If you are a business owner or entrepreneur, what is recurring revenue and how do you build it to prepare for exit? I am Scott Sylvan Bell, filming on location in Tahiti, French Polynesia.
Recurring revenue is predictable income that arrives without requiring new sales effort each cycle. It comes from contracts, subscriptions, memberships, retainers, and maintenance agreements. The customer commits to ongoing payment, you commit to ongoing service, and both sides know what to expect month after month, quarter after quarter, year after year. That predictability is what buyers pay premium for at exit.
Here is the math that matters. A pure transactional business doing $2 million in EBITDA typically sells at 3 to 5 times multiple. Three to five times. The same business with 30% of revenue coming from contracted recurring sources typically sells at 7 to 9 times multiple. Same EBITDA. Same operations. Different valuation because predictability reduces buyer risk and supports debt financing on the deal. On a $2 million EBITDA business, that multiple difference is $4 million to $8 million in additional sale proceeds.

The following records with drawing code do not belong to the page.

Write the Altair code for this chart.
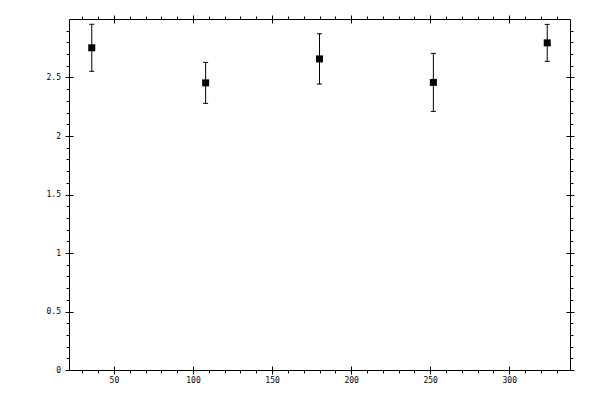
import altair as alt
import pandas as pd

angles = [36, 108, 180, 252, 324]
means = [2.754, 2.454, 2.659, 2.458, 2.796]
errors = [0.201, 0.175, 0.215, 0.248, 0.158]

x_major = [50, 100, 150, 200, 250, 300]
x_minor = [30, 40, 50, 60, 70, 80, 90, 100, 110, 120, 130, 140, 150, 160, 170,
           180, 190, 200, 210, 220, 230, 240, 250, 260, 270, 280, 290, 300,
           310, 320, 330]
y_major = [0, 0.5, 1, 1.5, 2, 2.5]
y_minor = [0, 0.1, 0.2, 0.3, 0.4, 0.5, 0.6, 0.7, 0.8, 0.9, 1.0, 1.1, 1.2, 1.3,
           1.4, 1.5, 1.6, 1.7, 1.8, 1.9, 2.0, 2.1, 2.2, 2.3, 2.4, 2.5, 2.6,
           2.7, 2.8, 2.9]

df = pd.DataFrame({"angle": angles, "mean": means, "err": errors})
df["lo"] = df["mean"] - df["err"]
df["hi"] = df["mean"] + df["err"]

FONT = "DejaVu Sans Mono"
xs = alt.Scale(domain=[21.6, 338.4], nice=False, zero=False)
ys = alt.Scale(domain=[0, 3], nice=False, zero=False)


def major(orient, values, labels, pad=3):
    kw = dict(orient=orient, values=values, tickSize=8, offset=-4, domain=False,
              grid=False, title=None, tickColor="black", tickWidth=1,
              labels=labels)
    if labels:
        kw.update(labelFont=FONT, labelFontSize=8, labelColor="black",
                  labelPadding=pad, format=".1~f", labelFlush=False)
    return alt.Axis(**kw)


def minor(orient, values):
    return alt.Axis(orient=orient, values=values, tickSize=3, offset=0,
                    domain=True, domainColor="black", domainWidth=1,
                    grid=False, title=None, tickColor="black", tickWidth=1,
                    labels=False)


base = alt.Chart(df)

bars = base.mark_rule(color="black", strokeWidth=1).encode(
    x=alt.X("angle:Q", scale=xs, axis=major("bottom", x_major, True, 2)),
    y=alt.Y("lo:Q", scale=ys, axis=major("left", y_major, True, 4.5)),
    y2="hi:Q",
)

cap_top = base.mark_tick(orient="horizontal", size=5, thickness=1,
                         color="black", opacity=1).encode(
    x=alt.X("angle:Q", scale=xs, axis=major("top", x_major, False)),
    y=alt.Y("hi:Q", scale=ys, axis=major("right", y_major, False)),
)

cap_bot = base.mark_tick(orient="horizontal", size=5, thickness=1,
                         color="black", opacity=1).encode(
    x=alt.X("angle:Q", scale=xs, axis=minor("top", x_minor)),
    y=alt.Y("lo:Q", scale=ys, axis=minor("right", y_minor)),
)

pts = base.mark_square(size=49, color="black", opacity=1, filled=True).encode(
    x=alt.X("angle:Q", scale=xs, axis=minor("bottom", x_minor)),
    y=alt.Y("mean:Q", scale=ys, axis=minor("left", y_minor)),
)

chart = (
    alt.layer(bars, cap_top, cap_bot, pts)
    .resolve_axis(x="independent", y="independent")
    .properties(
        width=501,
        height=351,
        autosize="none",
        padding={"left": 61, "top": 11, "right": 22, "bottom": 22},
        background="white",
    )
    .configure_view(stroke=None)
)

chart.save("out.html", embed_options={"renderer": "svg", "actions": False})
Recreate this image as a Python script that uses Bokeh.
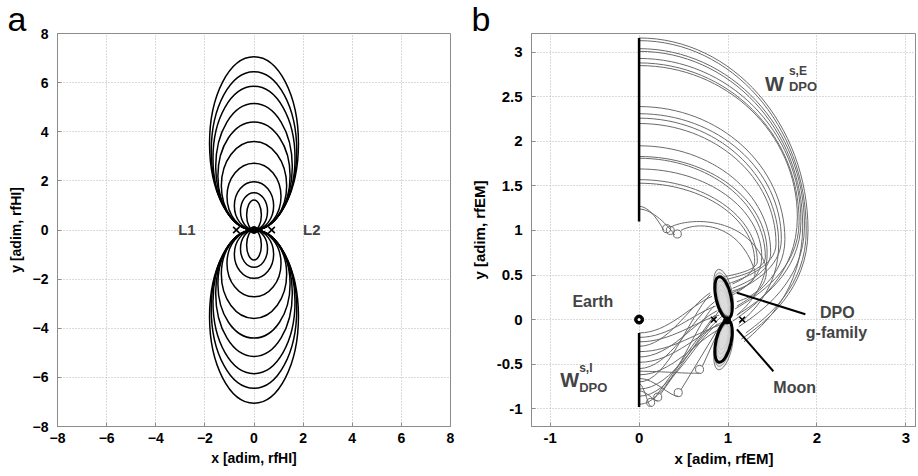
import numpy as np
from bokeh.plotting import figure
from bokeh.layouts import row
from bokeh.models import ColumnDataSource, FixedTicker, Label
from bokeh.embed import file_html
from bokeh.resources import INLINE

# ---------------- Panel a data ----------------
A_TICKS = [-8, -6, -4, -2, 0, 2, 4, 6, 8]
ORBIT_TOP = [7.05, 6.45, 5.85, 5.15, 4.40, 3.60, 2.72, 1.97, 1.52, 1.22]
ORBIT_HALF_WIDTH = [1.81, 1.74, 1.67, 1.56, 1.47, 1.33, 1.10, 0.80, 0.55, 0.30]
LIB_A_X = [-0.72, 0.72]
LIB_A_Y = [0.0, 0.0]
LIB_NAMES = ["L1", "L2"]
LIB_LABEL_X = [-2.73, 2.35]
LIB_LABEL_Y = [0.03, 0.03]

# ---------------- Panel b data ----------------
B_XTICKS = [-1, 0, 1, 2, 3]
B_XTICK_LABELS = ["-1", "0", "1", "2", "3"]
B_YTICKS = [-1, -0.5, 0, 0.5, 1, 1.5, 2, 2.5, 3]
B_YTICK_LABELS = ["-1", "-0.5", "0", "0.5", "1", "1.5", "2", "2.5", "3"]

WALL_X = [0.0, 0.0]
WALL_Y_START = [1.10, -0.98]
WALL_Y_END = [3.16, -0.15]

# exterior stable manifold branches (start on wall, max x, y of max x, end near DPO)
E_START_Y = [3.16, 3.13, 3.04, 3.01, 2.93, 2.88, 2.85, 2.39, 2.31, 2.26, 2.20, 1.95, 1.83, 1.81, 1.69, 1.57, 1.53]
E_MAX_X = [1.90, 1.88, 1.86, 1.84, 1.82, 1.80, 1.78, 1.64, 1.60, 1.57, 1.54, 1.48, 1.44, 1.42, 1.38, 1.33, 1.30]
E_MAX_Y = [1.00, 1.00, 1.05, 1.05, 1.10, 1.10, 1.15, 0.90, 0.90, 0.85, 0.85, 0.75, 0.75, 0.70, 0.70, 0.65, 0.65]
E_END_X = [1.15, 1.20, 1.12, 1.18, 1.10, 1.08, 1.05, 1.10, 1.05, 1.12, 1.00, 1.05, 1.10, 0.98, 1.00, 0.95, 1.05]
E_END_Y = [-0.22, -0.15, -0.08, -0.25, 0.05, 0.12, -0.02, 0.15, 0.30, -0.05, 0.40, 0.35, 0.05, 0.45, 0.25, 0.48, 0.40]

# looped exterior branches (explicit bezier: start, control 1, control 2, end)
EL_X0 = [0.00, 0.00, 0.36, 1.42, 0.47, 1.30]
EL_Y0 = [1.27, 1.24, 1.04, 0.62, 1.00, 0.55]
EL_CX0 = [0.12, 0.15, 0.55, 1.48, 0.65, 1.33]
EL_CY0 = [1.27, 1.24, 1.14, 0.40, 1.10, 0.42]
EL_CX1 = [0.22, 0.33, 1.20, 1.30, 1.12, 1.18]
EL_CY1 = [1.10, 1.05, 1.18, 0.26, 1.10, 0.36]
EL_X1 = [0.28, 0.40, 1.42, 1.10, 1.30, 1.05]
EL_Y1 = [1.00, 0.95, 0.62, 0.20, 0.55, 0.32]
E_LOOP_X = [0.31, 0.35, 0.43]
E_LOOP_Y = [1.02, 1.00, 0.96]

# interior stable manifold branches
I_START_Y = [-0.15, -0.20, -0.25, -0.30, -0.36, -0.42, -0.48, -0.55, -0.62, -0.70, -0.78, -0.86, -0.95]
I_END_X = [0.82, 0.86, 0.90, 0.80, 0.95, 0.88, 1.00, 0.85, 0.92, 0.80, 0.95, 0.88, 0.84]
I_END_Y = [0.26, 0.15, 0.05, 0.30, -0.05, 0.10, 0.00, 0.20, -0.10, 0.28, 0.05, -0.05, 0.15]
I_LOOP_X = [0.13, 0.21, 0.44, 0.68]
I_LOOP_Y = [-0.93, -0.87, -0.82, -0.56]
I_LOOP_WALL_Y = [-0.72, -0.80, -0.66, -0.58]
I_LOOP_END_X = [0.85, 0.90, 0.92, 0.95]
I_LOOP_END_Y = [0.05, 0.10, -0.05, 0.00]

# DPO g-family lobes (gray members, one thick member)
DPO_X = [0.95, 0.95, 0.95, 0.95, 0.95, 0.95]
DPO_CY = [0.20, 0.22, 0.24, 0.26, 0.28, 0.30]
DPO_H = [0.28, 0.34, 0.40, 0.46, 0.50, 0.54]
DPO_W = [0.09, 0.11, 0.13, 0.15, 0.17, 0.19]
DPO_ANGLE = 0.22
DPO_THICK_CY = 0.245
DPO_THICK_H = 0.48
DPO_THICK_W = 0.17

LIB_B_X = [0.84, 1.16]
LIB_B_Y = [0.0, 0.0]
EARTH = (0.0, 0.0)
MOON = (0.99, -0.01)
LEADER_X0 = [1.10, 1.10]
LEADER_Y0 = [0.30, -0.11]
LEADER_X1 = [1.87, 1.51]
LEADER_Y1 = [0.06, -0.58]

FONT = "Liberation Sans"
GRID = "#b4b4b4"
AX = "#8c8c8c"
TRAJ = "#6a6a6a"


def style(p, xlabel, ylabel, tick_size, label_size):
    p.background_fill_color = "white"
    p.border_fill_color = "white"
    p.outline_line_color = AX
    for ax in (p.xaxis[0], p.yaxis[0]):
        ax.axis_line_color = AX
        ax.major_tick_line_color = AX
        ax.major_tick_in = 4
        ax.major_tick_out = 0
        ax.minor_tick_line_color = None
        ax.major_label_text_font = FONT
        ax.major_label_text_font_style = "bold"
        ax.major_label_text_font_size = tick_size
        ax.major_label_text_color = "black"
        ax.axis_label_text_font = FONT
        ax.axis_label_text_font_style = "bold"
        ax.axis_label_text_font_size = label_size
        ax.axis_label_text_color = "black"
    p.xaxis.axis_label = xlabel
    p.yaxis.axis_label = ylabel
    p.xaxis.major_label_standoff = 6
    p.xaxis.axis_label_standoff = 4
    p.yaxis.major_label_standoff = 9
    p.yaxis.axis_label_standoff = 6
    for g in (p.xgrid[0], p.ygrid[0]):
        g.grid_line_color = GRID
        g.grid_line_dash = "1 2"
        g.grid_line_width = 1


def panel_title(p, text, offset):
    p.title.text = text
    p.title.align = "left"
    p.title.offset = offset
    p.title.standoff = -8
    p.title.text_font = FONT
    p.title.text_font_style = "normal"
    p.title.text_font_size = "34px"
    p.title.text_color = "black"


# ================= Panel a =================
pa = figure(width=459, height=470, x_range=(-8, 8), y_range=(-8, 8),
            output_backend="svg", toolbar_location=None,
            min_border_left=57, min_border_right=9, min_border_top=32, min_border_bottom=44)
style(pa, "x [adim, rfHI]", "y [adim, rfHI]", "14px", "14px")
panel_title(pa, "a", -50)
pa.xaxis.ticker = FixedTicker(ticks=A_TICKS)
pa.yaxis.ticker = FixedTicker(ticks=A_TICKS)
pa.xgrid.ticker = FixedTicker(ticks=A_TICKS)
pa.ygrid.ticker = FixedTicker(ticks=A_TICKS)

top = np.array(ORBIT_TOP)
hw = np.array(ORBIT_HALF_WIDTH)
orb = ColumnDataSource(dict(
    x=np.zeros(2 * len(top)),
    y=np.concatenate([top / 2, -top / 2]),
    w=np.concatenate([2 * hw, 2 * hw]),
    h=np.concatenate([top, top]),
))
pa.ellipse(x="x", y="y", width="w", height="h", source=orb,
           fill_color=None, line_color="black", line_width=1.5)
pa.scatter(x=[0], y=[0], size=7, marker="circle", color="black")
pa.scatter(x=LIB_A_X, y=LIB_A_Y, marker="x", size=9, line_color="black", line_width=1.6)
for name, lx, ly in zip(LIB_NAMES, LIB_LABEL_X, LIB_LABEL_Y):
    pa.add_layout(Label(x=lx, y=ly, text=name, text_align="center", text_baseline="alphabetic",
                        text_font=FONT, text_font_style="bold", text_font_size="15px"))

# ================= Panel b =================
pb = figure(width=457, height=470, x_range=(-1.21, 3.12), y_range=(-1.2, 3.21),
            output_backend="svg", toolbar_location=None,
            min_border_left=72, min_border_right=0, min_border_top=33, min_border_bottom=44)
style(pb, "x [adim, rfEM]", "y [adim, rfEM]", "15px", "15px")
panel_title(pb, "b", -60)
pb.xaxis.ticker = FixedTicker(ticks=B_XTICKS)
pb.yaxis.ticker = FixedTicker(ticks=B_YTICKS)
pb.xgrid.ticker = FixedTicker(ticks=B_XTICKS)
pb.ygrid.ticker = FixedTicker(ticks=B_YTICKS)
pb.xaxis.major_label_overrides = {t: s for t, s in zip(B_XTICKS, B_XTICK_LABELS)}
pb.yaxis.major_label_overrides = {t: s for t, s in zip(B_YTICKS, B_YTICK_LABELS)}

K = 0.5523
s0 = np.array(E_START_Y); xm = np.array(E_MAX_X); ym = np.array(E_MAX_Y)
xe = np.array(E_END_X); ye = np.array(E_END_Y)
seg1 = ColumnDataSource(dict(x0=np.zeros_like(s0), y0=s0, cx0=K * xm, cy0=s0,
                             cx1=xm, cy1=ym + K * (s0 - ym), x1=xm, y1=ym))
seg2 = ColumnDataSource(dict(x0=xm, y0=ym, cx0=xm, cy0=ym - 0.55 * (ym - ye),
                             cx1=xe + 0.35 * (xm - xe), cy1=ye + 0.15 * (ym - ye), x1=xe, y1=ye))
for src in (seg1, seg2):
    pb.bezier(x0="x0", y0="y0", x1="x1", y1="y1", cx0="cx0", cy0="cy0", cx1="cx1", cy1="cy1",
              source=src, line_color=TRAJ, line_width=1)
pb.bezier(x0=EL_X0, y0=EL_Y0, x1=EL_X1, y1=EL_Y1, cx0=EL_CX0, cy0=EL_CY0, cx1=EL_CX1, cy1=EL_CY1,
          line_color=TRAJ, line_width=1)
pb.circle(x=E_LOOP_X, y=E_LOOP_Y, radius=0.045, fill_color=None, line_color=TRAJ, line_width=1)

si = np.array(I_START_Y); ixe = np.array(I_END_X); iye = np.array(I_END_Y)
pb.bezier(x0=np.zeros_like(si), y0=si, cx0=0.4 * ixe, cy0=si, cx1=0.7 * ixe,
          cy1=iye - 0.25 * (iye - si), x1=ixe, y1=iye, line_color=TRAJ, line_width=1)
lx = np.array(I_LOOP_X); ly = np.array(I_LOOP_Y); lw = np.array(I_LOOP_WALL_Y)
pb.bezier(x0=np.zeros_like(lx), y0=lw, cx0=0.4 * lx, cy0=lw, cx1=0.8 * lx, cy1=ly - 0.05,
          x1=lx, y1=ly - 0.04, line_color=TRAJ, line_width=1)
pb.circle(x=I_LOOP_X, y=I_LOOP_Y, radius=0.045, fill_color=None, line_color=TRAJ, line_width=1)
pb.segment(x0=lx + 0.03, y0=ly + 0.03, x1=I_LOOP_END_X, y1=I_LOOP_END_Y, line_color=TRAJ, line_width=1)

# DPO lobes
dcy = np.array(DPO_CY)
lobes = ColumnDataSource(dict(
    x=DPO_X + DPO_X,
    y=np.concatenate([dcy, -dcy]),
    w=DPO_W + DPO_W,
    h=DPO_H + DPO_H,
    a=[DPO_ANGLE] * len(DPO_X) + [-DPO_ANGLE] * len(DPO_X),
))
pb.ellipse(x="x", y="y", width="w", height="h", angle="a", source=lobes,
           fill_color="#d9d9d9", fill_alpha=0.35, line_color="#666666", line_width=0.9)
pb.ellipse(x=[0.95, 0.95], y=[DPO_THICK_CY, -DPO_THICK_CY], width=DPO_THICK_W, height=DPO_THICK_H,
           angle=[DPO_ANGLE, -DPO_ANGLE], fill_color=None, line_color="black", line_width=3)

pb.segment(x0=WALL_X, y0=WALL_Y_START, x1=WALL_X, y1=WALL_Y_END, line_color="black", line_width=2.5)
pb.scatter(x=[EARTH[0]], y=[EARTH[1]], size=9, marker="circle", fill_color="black", line_color="black")
pb.scatter(x=[EARTH[0]], y=[EARTH[1]], size=3, marker="circle", fill_color="white", line_color=None)
pb.scatter(x=[MOON[0]], y=[MOON[1]], size=7, marker="circle", color="black")
pb.scatter(x=LIB_B_X, y=LIB_B_Y, marker="x", size=8, line_color="black", line_width=1.6)
pb.segment(x0=LEADER_X0, y0=LEADER_Y0, x1=LEADER_X1, y1=LEADER_Y1, line_color="black", line_width=2)


def lab(p, x, y, t, size, align="center", style_="bold"):
    p.add_layout(Label(x=x, y=y, text=t, text_align=align, text_baseline="alphabetic",
                       text_font=FONT, text_font_style=style_, text_font_size=size))


lab(pb, -0.52, 0.20, "Earth", "16px")
lab(pb, 2.23, 0.08, "DPO", "16px")
lab(pb, 2.22, -0.14, "g-family", "16px")
lab(pb, 1.75, -0.76, "Moon", "16px")
lab(pb, 1.415, 2.64, "W", "20px", "left")
lab(pb, 1.685, 2.79, "s,E", "12px", "left")
lab(pb, 1.685, 2.62, "DPO", "13px", "left")
lab(pb, -0.888, -0.674, "W", "20px", "left")
lab(pb, -0.674, -0.54, "s,I", "12px", "left")
lab(pb, -0.674, -0.764, "DPO", "13px", "left")

layout = row(pa, pb)
open("out.html", "w").write(file_html(layout, INLINE))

Most mid-market business owners I talk to have some recurring revenue but have not formalized it. They have repeat customers, regular orders, ongoing relationships. But there are no contracts. There are no documented renewal rates. There is no monthly recurring revenue calculation. Buyers see this and discount it because they cannot underwrite informal repeat business the same way they underwrite contracted commitments.
The fix is structural. Convert one-time service customers into annual maintenance agreements at 10 to 20 percent of the original purchase price. Layer subscription tiers onto existing offerings. Build membership programs that bundle services into predictable monthly fees. Create retainer relationships with your top 20 percent of customers. Develop consumable subscriptions for products customers replace regularly. Install warranty extension programs that turn warranty risk into recurring revenue streams. Build training, certification, or continuing education programs with annual renewal.
If you are looking to sell your business in the next 0 to 36 months, and you want to build recurring revenue infrastructure that drives multiple expansion at exit, reach out to the deal hotline at 888-DEAL-919. As long as you are doing $2 million a year in revenue with a 10% profit margin, a member of my team can help. No deal is too big.
The timeline to build meaningful recurring revenue from scratch is 18 to 36 months. The first 6 to 9 months you design the offer and convert initial customers. The next 9 to 12 months you build retention proof and renewal data. The final 6 to 12 months you prove the model holds without your direct involvement. Compressed timelines under 12 months typically fail in due diligence because there is not enough renewal data to defend.
One thing most owners get wrong: they count non-contracted repeat business as recurring. They tell buyers “this customer has bought from us every quarter for 5 years.” Buyers respond with “show me the contract.” If there is no contract, the revenue gets discounted 30 to 50 percent in valuation models. The fix is not to keep claiming the revenue is recurring. The fix is to convert that customer into a contracted recurring relationship before sale.
Recurring revenue is one of the highest-leverage value drivers a mid-market owner can build before exit. It is not the only one — owner independence, financial cleanliness, growth trajectory, AI infrastructure all matter — but recurring revenue is the one that produces the most predictable multiple expansion for the most types of businesses. If you have time before exit, this is the lever to pull.